U.S. Statement on Goals and Targets
Remarks
Tony Pipa
U.S. Special Coordinator for the Post-2015 Development Agenda, Bureau of International Organization Affairs
Post-2015 Intergovernmental Negotiations
New York City
July 22, 2015
Thank you, Mr. Co-Facilitator. We appreciate the conversation here today, one with many considered and thoughtful suggestions, and we join other delegations in thanking you for your leadership. We also want to thank your teams for their consistent dedication and hard work. All these efforts have ably led us to the final stage of our enormous task.
While our conversation is not yet complete, it is impressive to reflect on just how far we have collectively come on goals and targets. After three years of broad-based consultations and rigorous evaluation of the best evidence available, we have defined an ambitious blueprint. We embrace the 17 goals and the comprehensive vision for sustainable development that they comprise.
These goals reaffirm and strengthen our commitment to finish the “unfinished business” of the MDGs, such as ending extreme poverty and preventable child and maternal deaths, while also taking our ambition a step further. They address the uneven distribution of MDG results and incorporate critical, previously overlooked drivers of development progress – such as environmental conservation, economic growth, sustainable energy, gender, peaceful societies and accountable and transparent institutions.
We are proud of the robust collaboration among Member States and other stakeholders during the Open Working Group, and we are confident we can all work together in the same constructive, collaborative spirit to finish this agenda by July 31 and give our leaders a document they can be proud to sign in September.
As we have said consistently throughout this process, our goals and targets will determine the success of our agenda. Our experience with the MDGs shows that clear, ambitious, evidence-based, and measurable strategic priorities will drive action and achieve results.
In this spirit, we support the effort to make technical improvements to the targets. Our motivation is simple: we want this agenda, and the goals and targets within it, to succeed. The proposed revisions to improve the precision of our targets and alignment with international agreements will strengthen – not weaken – our political bargain, and will give us a more common cause around which to rally. We have heard a rich debate around the challenge of bringing more specificity to those targets with x%, and we have also heard support for consistency with international agreements. We want to be sure to get both right – and, as many have mentioned, to do so without upsetting the political balance reflected in the overall agenda and without changing the intent of the targets as presented. We view the proposed changes as successful in this regard.
On the x’s, we find the changes to be most productive in areas where added quantification has resulted in recommendations of relative improvement, and where that relative improvement is feasible and specific – as in the recommendation of target 6.3, where “x%” is replaced with a clear and ambitious “at least doubling of water recycling and reuse.” If it is, as you say, a challenge to assign specific levels for all the x’s in an internationally accepted manner at this time, we are willing to support greater specificity at the national level during the implementation of this agenda and work to ensure that our follow-up and review processes and structures provide us a strong basis for setting and assessing specific progress on such targets.

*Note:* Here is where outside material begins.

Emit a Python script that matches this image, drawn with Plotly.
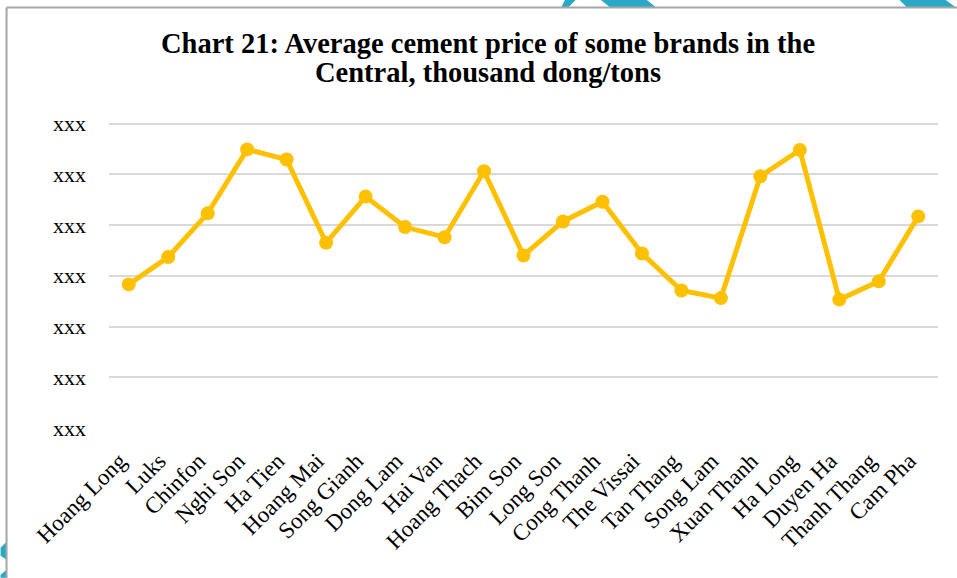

We believe several of the target changes add clarity and specificity that will help drive action. Among these are targets 3.2 on child mortality, 3.6 on road safety, 12.4 on chemical and waste management, and 15.5 on biodiversity. We can see that target 3.2, which proposes specific target numbers for both neonatal mortality and under-5 mortality, provides a welcome basis for continued momentum on following through on one of the essential unfinished MDGs.
We note that Goal 8.7 has added new suggested language on ending modern slavery and human trafficking. We do not recall any hearing robust proposals for this change, and would like to hear more from the co-facilitators about how and why it was included in this draft. We note that we can support a change to include a reference to eradicating “all forms of modern slavery” – and consequently we would delete references to “forced labor” and “human trafficking” as redundant.
Also, as we’ve brought to your attention before, in two cases, targets 2.5 and 15.6, we still see problems with implementability and inconsistency with international agreements that can be addressed with the change of a couple words, so hope and expect these will be aligned in our final framework.
As we mentioned yesterday in our statement, we feel that all the issues in the OWG chapeau in annex 3 have been addressed in the political declaration or the targets, and do not support its continued inclusion as an annex.
Like other member states, we are reviewing the Addis outcome in detail with a view to appropriately aligning that outcome with relevant targets and look forward to that discussion tomorrow.
Thank you again, Mr. Co-Facilitator. We believe this set of technical adjustments improves our agenda while protecting the balance and intent of the goals and targets. With their integration we believe we can move towards finalizing this agenda, and look forward to working with you all constructively as we move to the finish.